The transaction is subject to regulatory approvals and completion is expected to take place in the second half of 2019.
It was widely reported in April that Brewin pipped Rathbones to the post and had entered exclusive talks with Investec about the deal.
Brewin said it builds on its existing business in Ireland; which will, post-completion, have assets under management in excess of €4.6bn.
Some 31-investment staff, 19 support staff and around 5,000 clients from the Dublin-headquartered Investec business will transfer to Brewin.
Growing in Ireland
David Nicol, chief executive of the Brewin Dolphin group, said: “This acquisition, which is consistent with our strategy of growth in assets under management, provides us with an exciting opportunity to strengthen, substantially, our existing presence in the Republic of Ireland, one of Europe’s fastest growing economies.

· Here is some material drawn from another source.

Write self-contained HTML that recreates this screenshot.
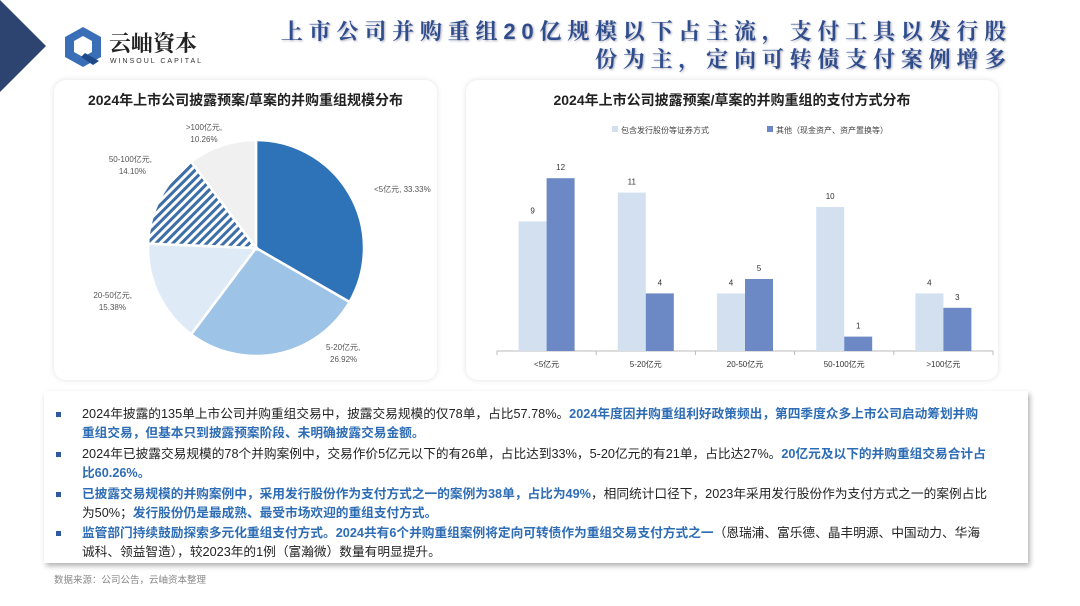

“We will also be in a stronger position to benefit from the country’s growing demand for discretionary and advice-led services, supported by favourable demographics, with the country having the youngest population in Europe.
“Our businesses are highly compatible in terms of culture, values, investment philosophy and client-centric approach, which combined with our established platform, will enable us to meet more effectively the growing demand for wealth management services in both the UK and the Republic of Ireland.”
Brewin has a £70m ($91m, €81.1m) war chest that it has deployed to push forward its inorganic growth plans.
The money has been spent on various M&A deals in recent years, as well as some strategic initiatives over the last 12 months.
The company did not disclose how much money it had left to pursue further initiatives, but Brewin did reveal in its latest financial update that it plans to raise gross proceeds of around £60m through a share placement scheme.
The deal was announced alongside Brewin Dolphin’s financial results for the half year, ending 31 March 2019.
It reported a decrease in profit before tax of 12.9% compared to last year, as it came in at £29.7m from £34.1m in March 2018.
However, total funds under management for the group rose to £42.4bn, from £39.7bn in H1 2018.